14.03. EXPENSES. All costs and expenses incurred in connection with this
Agreement shall be paid by the party incurring such cost or expense; provided,
however, that if the Closing shall occur al such costs and expenses incurred by
the Company shall be paid or reimbursed by Seller.
14.04. SUCCESSORS AND ASSIGNS. The provisions of this Agreement shall be
binding upon and inure to the benefit of the parties hereto and their respective
successors and assigns; PROVIDED that no party may assign, delegate or otherwise
transfer any of his or its rights or obligations under this Agreement without
the consent of the other parties hereto, except that Buyer may transfer or
assign, in whole or from time to time in part, to one or more of its Affiliates,
the right to purchase all or a portion of the Shares, but no such transfer or
assignment will relieve Buyer of its obligations hereunder, and Buyer may
collaterally assign its rights to receive payments pursuant to Article XI hereof
or pursuant to the Escrow Agreement to one or more lenders providing financing
for the transactions contemplated by this Agreement.

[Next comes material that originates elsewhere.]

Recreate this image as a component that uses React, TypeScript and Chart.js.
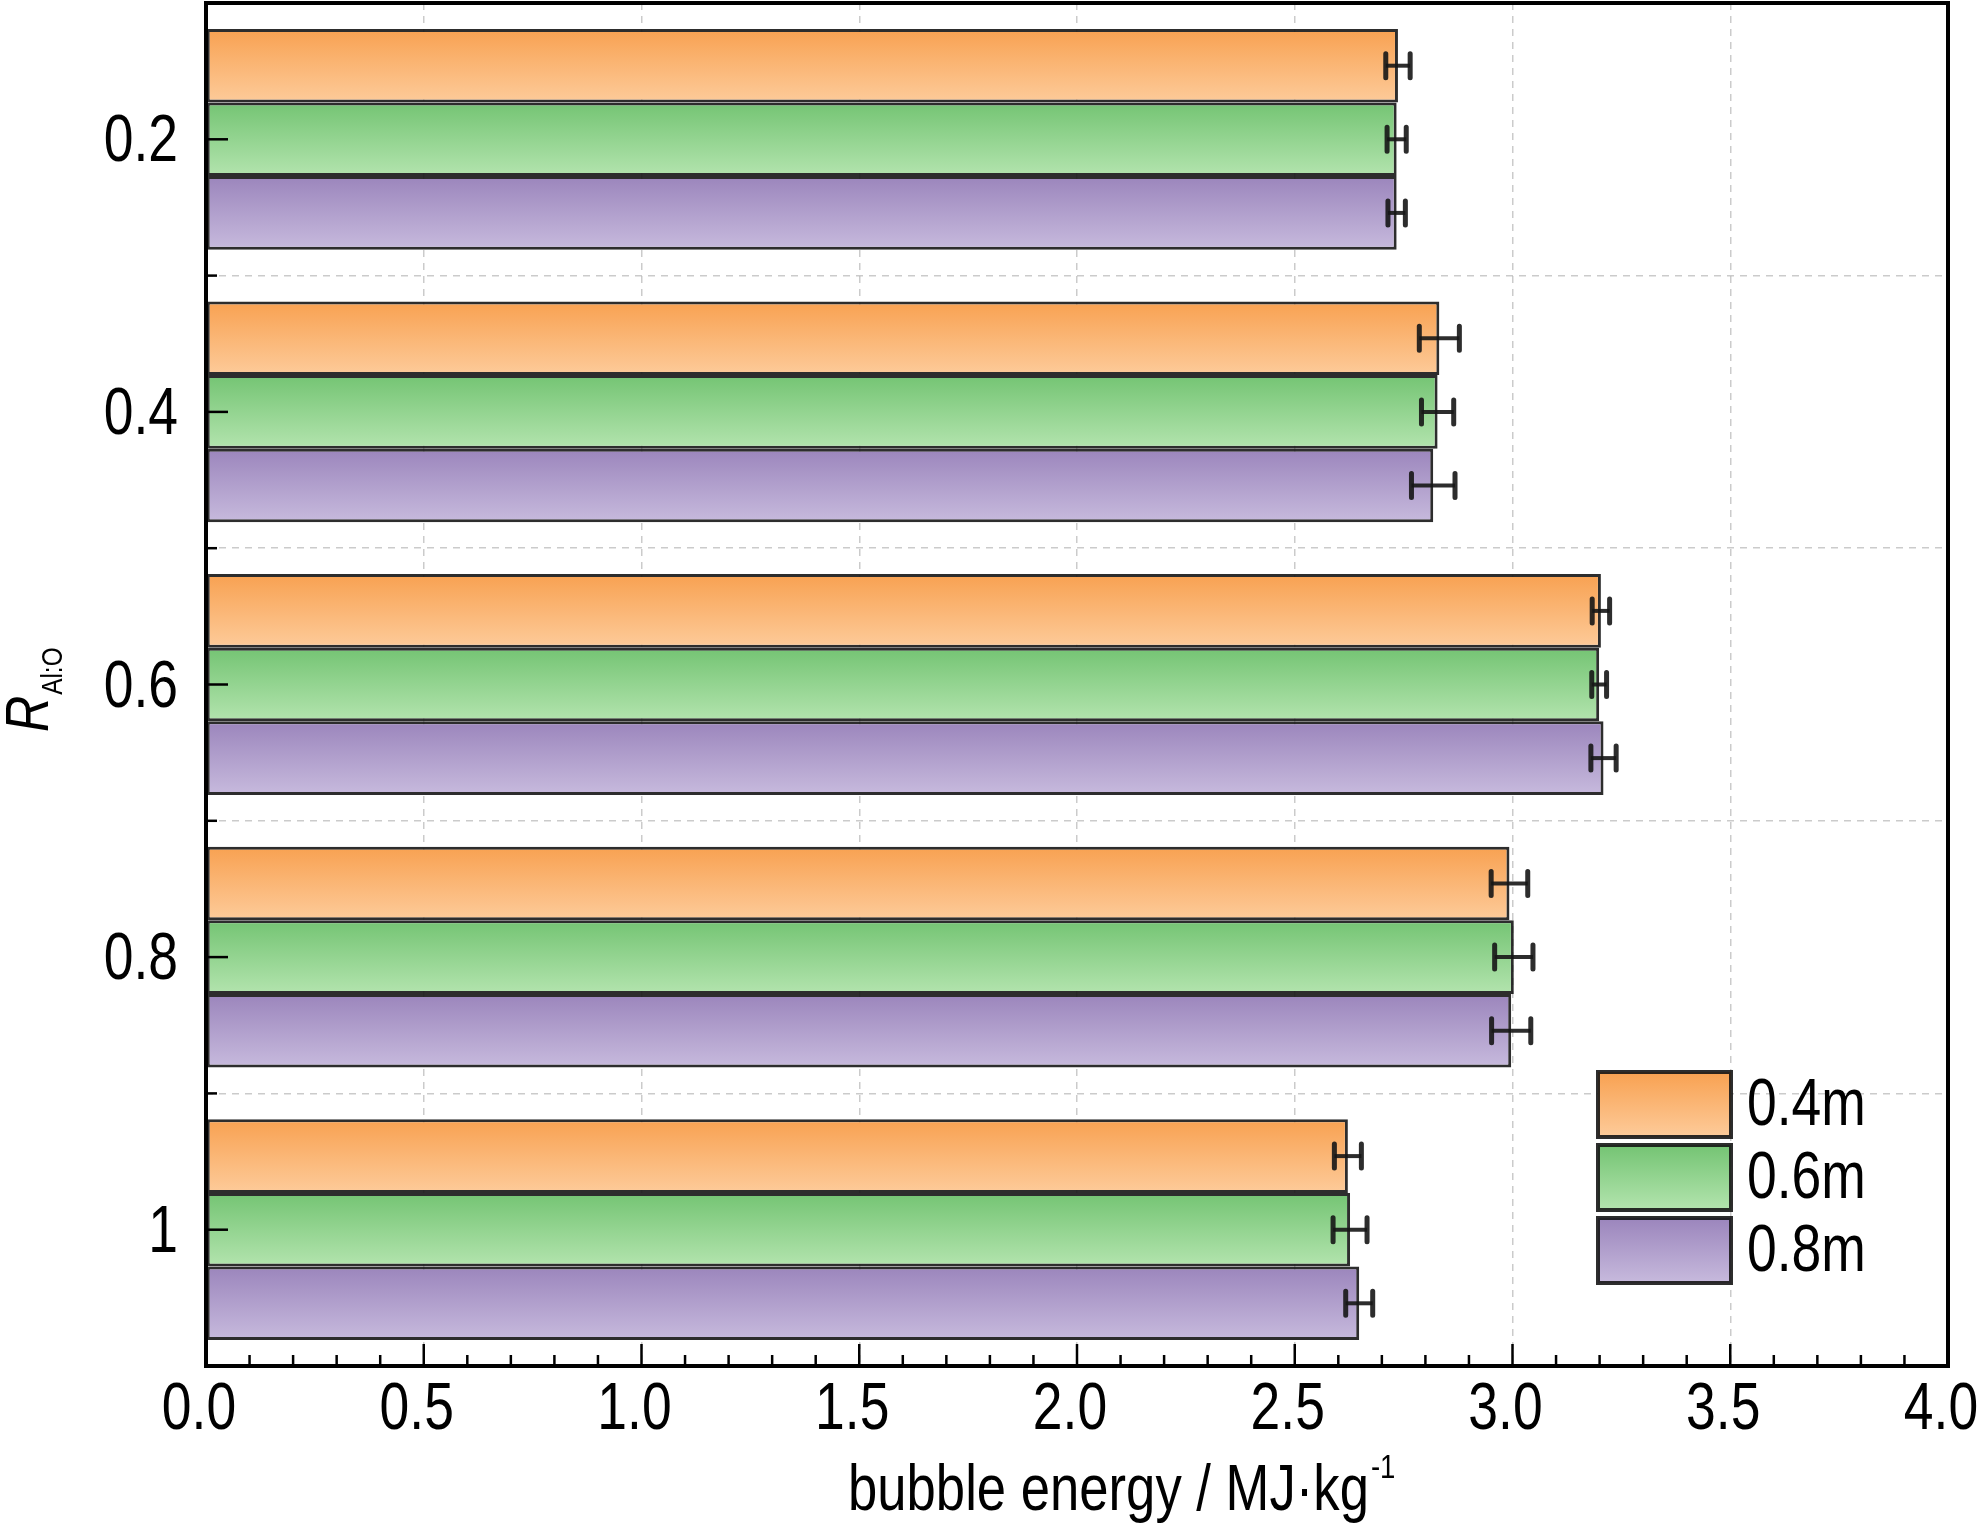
import React, { useEffect, useRef } from "react"
import { Chart, registerables } from "chart.js"

Chart.register(...registerables)

// R(Al:O) categories, top to bottom
const categories = ["0.2", "0.4", "0.6", "0.8", "1"]
const seriesLabels = ["0.4m", "0.6m", "0.8m"]

// bubble energy, MJ/kg
const energy04 = [2.737, 2.832, 3.203, 2.993, 2.622]
const energy06 = [2.734, 2.828, 3.199, 3.003, 2.627]
const energy08 = [2.734, 2.818, 3.209, 2.997, 2.648]

// error bar half widths
const err04 = [0.028, 0.046, 0.02, 0.042, 0.031]
const err06 = [0.022, 0.037, 0.017, 0.044, 0.039]
const err08 = [0.02, 0.05, 0.029, 0.045, 0.031]

const xTicks = [0, 0.5, 1, 1.5, 2, 2.5, 3, 3.5, 4]

const gradTop = ["#F8A151", "#74C473", "#9B85BC"]
const gradBottom = ["#FDCB9A", "#B3E4AE", "#C7BADD"]

const FAMILY = '"Liberation Sans", Arial, sans-serif'
const NARROW = 0.81 // fake Arial Narrow by squeezing Liberation Sans
const edge = "rgba(22,22,22,0.9)"

const makeGrad = (ctx: CanvasRenderingContext2D, top: number, bottom: number, i: number) => {
  const g = ctx.createLinearGradient(0, top, 0, bottom)
  g.addColorStop(0, gradTop[i])
  g.addColorStop(1, gradBottom[i])
  return g
}

const barFill = (i: number) => (c: any) => {
  const el = c.element as any
  if (!el || el.height == null || !isFinite(el.y) || !isFinite(el.height)) return gradTop[i]
  return makeGrad(c.chart.ctx, el.y - el.height / 2, el.y + el.height / 2, i)
}

// narrow text helper
const text = (
  ctx: CanvasRenderingContext2D,
  s: string,
  x: number,
  y: number,
  size: number,
  align: CanvasTextAlign = "left",
  style = "",
) => {
  ctx.save()
  ctx.translate(x, y)
  ctx.scale(NARROW, 1)
  ctx.font = `${style}${size}px ${FAMILY}`
  ctx.textAlign = align
  ctx.textBaseline = "alphabetic"
  ctx.fillStyle = "#000"
  ctx.fillText(s, 0, 0)
  const w = ctx.measureText(s).width * NARROW
  ctx.restore()
  return w
}

const errorBars = {
  id: "errorBars",
  afterDatasetsDraw(chart: any) {
    const { ctx } = chart
    const xs = chart.scales.x
    const errs = [err04, err06, err08]
    ctx.save()
    ctx.strokeStyle = edge
    chart.data.datasets.forEach((ds: any, i: number) => {
      const meta = chart.getDatasetMeta(i)
      meta.data.forEach((el: any, j: number) => {
        const v = ds.data[j]
        const x1 = xs.getPixelForValue(v - errs[i][j])
        const x2 = xs.getPixelForValue(v + errs[i][j])
        const y = el.y
        ctx.lineWidth = 4
        ctx.beginPath()
        ctx.moveTo(x1, y)
        ctx.lineTo(x2, y)
        ctx.stroke()
        ctx.lineWidth = 5
        ctx.lineCap = "round"
        ctx.beginPath()
        ctx.moveTo(x1, y - 12)
        ctx.lineTo(x1, y + 12)
        ctx.moveTo(x2, y - 12)
        ctx.lineTo(x2, y + 12)
        ctx.stroke()
        ctx.lineCap = "butt"
      })
    })
    ctx.restore()
  },
}

const decorations = {
  id: "decorations",
  afterDraw(chart: any) {
    const { ctx, chartArea: a } = chart
    const xs = chart.scales.x
    const ys = chart.scales.y
    ctx.save()
    ctx.strokeStyle = "#000"
    ctx.lineWidth = 2.5

    // inward ticks on x axis
    for (let k = 0; k <= 40; k++) {
      const x = xs.getPixelForValue(k / 10)
      const len = k % 5 === 0 ? 22 : 11
      ctx.beginPath()
      ctx.moveTo(x, a.bottom)
      ctx.lineTo(x, a.bottom - len)
      ctx.stroke()
    }
    // inward ticks on y axis
    categories.forEach((_, j) => {
      const y = ys.getPixelForValue(j)
      ctx.beginPath()
      ctx.moveTo(a.left, y)
      ctx.lineTo(a.left + 22, y)
      ctx.stroke()
      if (j < categories.length - 1) {
        const yb = ys.getPixelForValue(j + 0.5)
        ctx.beginPath()
        ctx.moveTo(a.left, yb)
        ctx.lineTo(a.left + 11, yb)
        ctx.stroke()
      }
    })

    // frame
    ctx.lineWidth = 4
    ctx.strokeRect(a.left, a.top, a.right - a.left, a.bottom - a.top)

    // tick labels from the scales
    xs.ticks.forEach((t: any) => {
      text(ctx, String(t.label), xs.getPixelForValue(t.value) - 7, a.bottom + 63, 66, "center")
    })
    ys.ticks.forEach((t: any, j: number) => {
      text(ctx, String(t.label), a.left - 28, ys.getPixelForValue(j) + 22, 66, "right")
    })

    // legend
    const boxX = 1598
    const boxW = 133
    const boxH = 65
    seriesLabels.forEach((lab, i) => {
      const top = 1072 + i * 73
      ctx.fillStyle = makeGrad(ctx, top, top + boxH, i)
      ctx.fillRect(boxX, top, boxW, boxH)
      ctx.strokeStyle = edge
      ctx.lineWidth = 4
      ctx.strokeRect(boxX, top, boxW, boxH)
      text(ctx, lab, 1747, top + boxH / 2 + 20, 66)
    })

    // x title with superscript
    const mw = text(ctx, "bubble energy / MJ\u00b7kg", 848, 1510, 65)
    text(ctx, "-1", 848 + mw + 2, 1478, 34)

    // y title, rotated, italic R with subscript
    ctx.save()
    ctx.translate(48, 732)
    ctx.rotate(-Math.PI / 2)
    const rw = text(ctx, "R", 0, 0, 62, "left", "italic ")
    text(ctx, "Al:O", rw + 1, 14, 30)
    ctx.restore()

    ctx.restore()
  },
}

const BubbleChart: React.FC = () => {
  const chartRef = useRef<HTMLCanvasElement | null>(null)

  useEffect(() => {
    document.body.style.margin = "0"
    if (!chartRef.current) return
    const ctx = chartRef.current.getContext("2d")
    if (!ctx) return

    const gridColor = "rgba(185,185,185,0.75)"
    const chart = new Chart(ctx, {
      type: "bar",
      data: {
        labels: categories,
        datasets: [energy04, energy06, energy08].map((d, i) => ({
          label: seriesLabels[i],
          data: d,
          backgroundColor: barFill(i),
          borderColor: edge,
          borderWidth: 3,
          borderSkipped: false,
          categoryPercentage: 0.81,
          barPercentage: 1,
        })),
      },
      options: {
        indexAxis: "y",
        animation: false,
        responsive: true,
        maintainAspectRatio: false,
        layout: { padding: { top: 3, right: 35, left: 0, bottom: 0 } },
        plugins: {
          legend: { display: false },
          tooltip: { enabled: false },
        },
        scales: {
          x: {
            type: "linear",
            min: 0,
            max: 4,
            z: 1,
            afterBuildTicks: (s: any) => {
              s.ticks = xTicks.map((v) => ({ value: v }))
            },
            afterFit: (s: any) => {
              s.height = 159
              s.paddingLeft = 0
              s.paddingRight = 0
            },
            ticks: {
              display: false,
              callback: (v: any) => Number(v).toFixed(1),
            },
            grid: { color: gridColor, lineWidth: 1.5, drawTicks: false },
            border: { display: false, dash: [7, 6] },
          },
          y: {
            type: "category",
            z: 1,
            afterFit: (s: any) => {
              s.width = 206
              s.paddingTop = 0
              s.paddingBottom = 0
            },
            ticks: { display: false },
            grid: { color: gridColor, lineWidth: 1.5, drawTicks: false, offset: true },
            border: { display: false, dash: [7, 6] },
          },
        },
      },
      plugins: [errorBars, decorations],
    })
    chart.update()

    return () => {
      chart.destroy()
    }
  }, [])

  return (
    <div style={{ position: "relative", width: "1983px", height: "1525px" }}>
      <canvas ref={chartRef} />
    </div>
  )
}

export default function App() {
  return <BubbleChart />
}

14.05. FURTHER ASSURANCES. From time to time after the Closing, at the
request of Buyer and without further consideration, Seller will execute and
deliver to Buyer such other documents, and take such other action, as Buyer may
reasonably request in order to consummate more effectively the transactions
contemplated hereby and to vest in Buyer good, valid and marketable title to the
Shares.
14.06. GOVERNING LAW. This Agreement shall be construed in accordance with
and governed by the law of the State of [_____]) [, without regard to the
conflicts of law rules of such state].[106]
14.07. COUNTERPARTS; EFFECTIVENESS. This Agreement may be signed in any
number of counterparts, each of which shall be an original, with the same effect
as if the signatures thereto and hereto were upon the same instrument. This
Agreement shall become effective when each party hereto shall have received a
counterpart hereof signed by the other parties hereto.
14.08. ENTIRE AGREEMENT. This Agreement [and specify other agreements]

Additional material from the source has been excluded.